AllIn
Gustave Doré: Rime of the Ancient Mariner (1877)
"AllIn and then some … "
©2022 by David A. Schmaltz - all rights reserved
When I started this Authoring Series, I went AllIn. Like you, I was reared on the gospel of commitment. If I was going to do something, I should fully engage rather than dabble. I should take my engagements seriously. Consequently, my work has generally become my identity more than my occupation. I understand that when we declare what we do for a living, we say "what we are," this while also insisting that we maintain work/life balance, whatever that might be. For me, my work has usually been my identity, or perhaps I should say that I have largely mistaken my work for my identity. I do seem to become whatever I'm doing. When I throw on my overalls, I become Handyman Dave for the duration of the chore. When I play my guitar, I become David, my single acoustic performing artist self circa 1975, not having aged a minute. When I cook, I cook rather than dabble around the edges. The very minute I started this Authoring Series, I became an author for all intents and purposes. The Refurbisher I'd been the previous quarter disappeared as I focused my attention, heart, soul, body, and spirit on Authoring. Who am I really? Interesting question.
Of course, I was just play acting, for I had few clues then just what Authoring entailed. Sure, I'd been an author before I began this series, but I had not been AllIn as an Author in ages, so the Author I became, I based upon aspiration much more than any non-fictional representation.
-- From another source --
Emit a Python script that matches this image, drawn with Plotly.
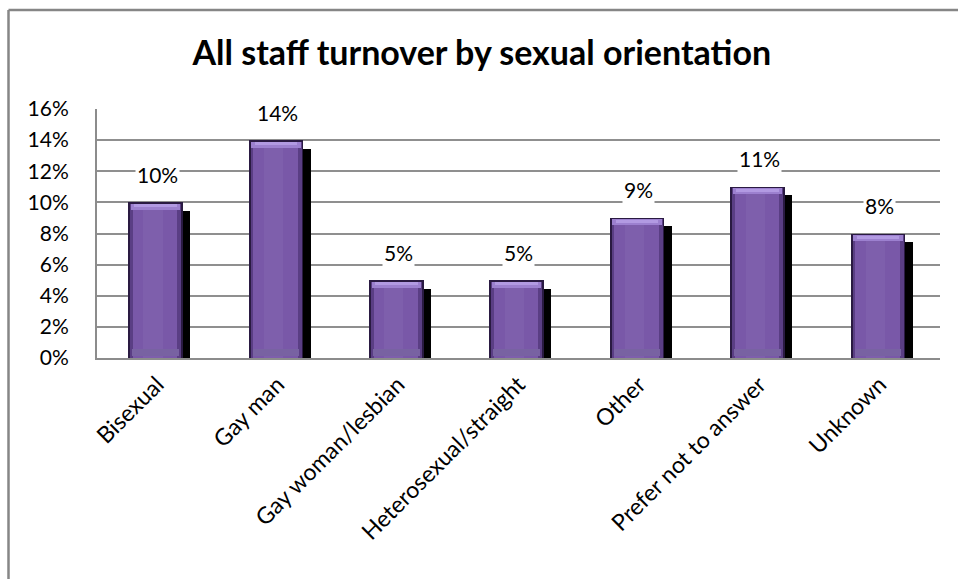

Remember that piece I wrote about Robert Lawson [Link], imagining myself in a tweed coat with leather elbow patches and smoking a pipe? Yea, I first became a cartoon caricature of an Author, AllIn but also very likely way off base. Then, I set about attempting to manifest an Authoring practice while imagining myself in that get up, AllIn and then some.
Those who tout going AllIn on something usually fail to mention the externalities involved: the narrowed choices, the absolute boredom emerging from laser focusing upon anything. Variety might be more than simply the spice of life, but an essential side dish, for without it, life sometimes becomes an unadorned dish of the same stuff you had yesterday and the day before, and the horizon also fills with visions of what you've already tasted. All work and no play enter the fray and each day promises even more of even more of the same; boring. Authoring, so engaged, becomes a stage upon which nothing terribly entertaining happens. Dedication takes over then to produce a more or less satisfying martyring experience. Discipline can also serve as its own reward, leaving the protagonist feeling remarkably mature for his age and not really whimpering beneath his self-imposed burden, for he's AllIn, a well-acknowledged reliable producer. See? He produces another essay every single morning. Is he Authoring yet? Maybe.
He slogs through another onerous assignment. He sees the end of the quarter coming and feels an impending doom as well as a relieved sense of release coming. His AllIn engagement might not have bought him anything of substance by then, but he will likely flee in abject Thanksgiving the day the Solstice arrives. A long winter of AllIn intensity will have ended to be exchanged for a fresh and new focus, upon which our protagonist will also feel obligated to overly invest and go AllIn on again. And so goes his existence.
I'm not complaining, merely comparing the world I know with one alien to my experience. To engage without complete investment seems a half-assed sort of commitment, a form of splitting forces. Yet the Renaissance people among us seem to pull off that sort of engagement. They're like chameleons, changing costumes to match whatever background they encounter. They do not change their species, just their color, while I seem to attempt to change much more than my spots when I start a new series. I become the object of my pursuit, or, as I've been demonstrating through this quarter, a cartoon caricature of the Authoring to which I still aspire. I was neck deep in finally creating a proposal, making progress through indifferent quicksand, frequently retiring to lay on my couch or bed as if thinking, AllIn and clearly in over my head. I can still almost see the end of this adventure and it cannot come soon enough for this one. I'm now AllIn and then some, AllIn and overwhelmed, AllIn and out-classed, AllIn and running out of gas. So much for the leather elbow patches.